▶ Dataset content

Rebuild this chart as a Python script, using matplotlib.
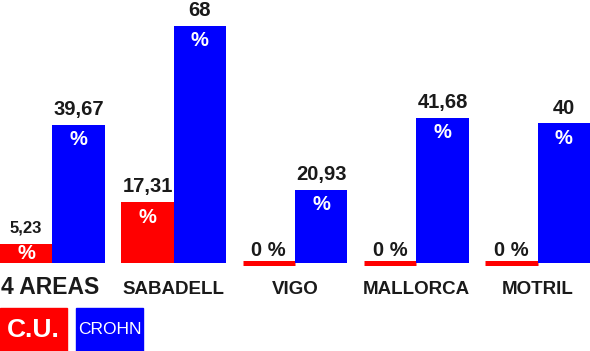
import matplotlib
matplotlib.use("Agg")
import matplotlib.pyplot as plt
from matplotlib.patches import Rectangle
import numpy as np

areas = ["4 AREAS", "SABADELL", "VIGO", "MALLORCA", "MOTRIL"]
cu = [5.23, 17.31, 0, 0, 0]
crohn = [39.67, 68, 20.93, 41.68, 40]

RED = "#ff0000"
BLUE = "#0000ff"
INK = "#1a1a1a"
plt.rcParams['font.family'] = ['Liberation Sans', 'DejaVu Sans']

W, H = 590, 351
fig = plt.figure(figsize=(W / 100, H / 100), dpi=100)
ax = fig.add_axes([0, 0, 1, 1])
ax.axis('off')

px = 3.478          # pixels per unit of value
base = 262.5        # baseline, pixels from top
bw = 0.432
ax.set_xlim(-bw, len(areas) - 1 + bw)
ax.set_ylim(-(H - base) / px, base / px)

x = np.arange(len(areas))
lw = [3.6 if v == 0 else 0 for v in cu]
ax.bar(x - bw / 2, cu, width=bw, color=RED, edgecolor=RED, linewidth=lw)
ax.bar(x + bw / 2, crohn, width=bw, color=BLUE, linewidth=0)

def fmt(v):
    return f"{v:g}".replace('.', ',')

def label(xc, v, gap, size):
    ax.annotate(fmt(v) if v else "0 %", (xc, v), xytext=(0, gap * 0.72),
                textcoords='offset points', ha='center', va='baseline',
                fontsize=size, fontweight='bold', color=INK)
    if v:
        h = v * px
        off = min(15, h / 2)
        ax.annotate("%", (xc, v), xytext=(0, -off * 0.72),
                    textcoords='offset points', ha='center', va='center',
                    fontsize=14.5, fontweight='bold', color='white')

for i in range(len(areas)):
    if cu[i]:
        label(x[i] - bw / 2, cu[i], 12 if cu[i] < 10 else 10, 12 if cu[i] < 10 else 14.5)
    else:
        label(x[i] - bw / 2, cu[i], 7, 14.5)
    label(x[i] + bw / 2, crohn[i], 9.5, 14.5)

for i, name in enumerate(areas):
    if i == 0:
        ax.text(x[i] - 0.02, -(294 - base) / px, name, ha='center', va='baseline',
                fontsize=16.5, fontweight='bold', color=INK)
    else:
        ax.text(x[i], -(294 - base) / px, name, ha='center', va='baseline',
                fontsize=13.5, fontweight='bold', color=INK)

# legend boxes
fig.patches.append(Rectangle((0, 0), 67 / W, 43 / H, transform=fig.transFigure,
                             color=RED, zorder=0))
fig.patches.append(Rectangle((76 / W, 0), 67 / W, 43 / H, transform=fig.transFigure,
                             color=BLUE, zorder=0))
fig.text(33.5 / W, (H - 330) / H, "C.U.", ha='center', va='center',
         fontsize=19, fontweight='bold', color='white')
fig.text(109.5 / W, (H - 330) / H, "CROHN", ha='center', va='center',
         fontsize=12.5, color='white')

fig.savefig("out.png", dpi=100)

▶ Task
Omitting all images, print the listing exactly.

▶ Task response
Rebuild this chart as a Python script, using matplotlib.
import matplotlib
matplotlib.use("Agg")
import matplotlib.pyplot as plt
from matplotlib.patches import Rectangle
import numpy as np

areas = ["4 AREAS", "SABADELL", "VIGO", "MALLORCA", "MOTRIL"]
cu = [5.23, 17.31, 0, 0, 0]
crohn = [39.67, 68, 20.93, 41.68, 40]

RED = "#ff0000"
BLUE = "#0000ff"
INK = "#1a1a1a"
plt.rcParams['font.family'] = ['Liberation Sans', 'DejaVu Sans']

W, H = 590, 351
fig = plt.figure(figsize=(W / 100, H / 100), dpi=100)
ax = fig.add_axes([0, 0, 1, 1])
ax.axis('off')

px = 3.478          # pixels per unit of value
base = 262.5        # baseline, pixels from top
bw = 0.432
ax.set_xlim(-bw, len(areas) - 1 + bw)
ax.set_ylim(-(H - base) / px, base / px)

x = np.arange(len(areas))
lw = [3.6 if v == 0 else 0 for v in cu]
ax.bar(x - bw / 2, cu, width=bw, color=RED, edgecolor=RED, linewidth=lw)
ax.bar(x + bw / 2, crohn, width=bw, color=BLUE, linewidth=0)

def fmt(v):
    return f"{v:g}".replace('.', ',')

def label(xc, v, gap, size):
    ax.annotate(fmt(v) if v else "0 %", (xc, v), xytext=(0, gap * 0.72),
                textcoords='offset points', ha='center', va='baseline',
                fontsize=size, fontweight='bold', color=INK)
    if v:
        h = v * px
        off = min(15, h / 2)
        ax.annotate("%", (xc, v), xytext=(0, -off * 0.72),
                    textcoords='offset points', ha='center', va='center',
                    fontsize=14.5, fontweight='bold', color='white')

for i in range(len(areas)):
    if cu[i]:
        label(x[i] - bw / 2, cu[i], 12 if cu[i] < 10 else 10, 12 if cu[i] < 10 else 14.5)
    else:
        label(x[i] - bw / 2, cu[i], 7, 14.5)
    label(x[i] + bw / 2, crohn[i], 9.5, 14.5)

for i, name in enumerate(areas):
    if i == 0:
        ax.text(x[i] - 0.02, -(294 - base) / px, name, ha='center', va='baseline',
                fontsize=16.5, fontweight='bold', color=INK)
    else:
        ax.text(x[i], -(294 - base) / px, name, ha='center', va='baseline',
                fontsize=13.5, fontweight='bold', color=INK)

# legend boxes
fig.patches.append(Rectangle((0, 0), 67 / W, 43 / H, transform=fig.transFigure,
                             color=RED, zorder=0))
fig.patches.append(Rectangle((76 / W, 0), 67 / W, 43 / H, transform=fig.transFigure,
                             color=BLUE, zorder=0))
fig.text(33.5 / W, (H - 330) / H, "C.U.", ha='center', va='center',
         fontsize=19, fontweight='bold', color='white')
fig.text(109.5 / W, (H - 330) / H, "CROHN", ha='center', va='center',
         fontsize=12.5, color='white')

fig.savefig("out.png", dpi=100)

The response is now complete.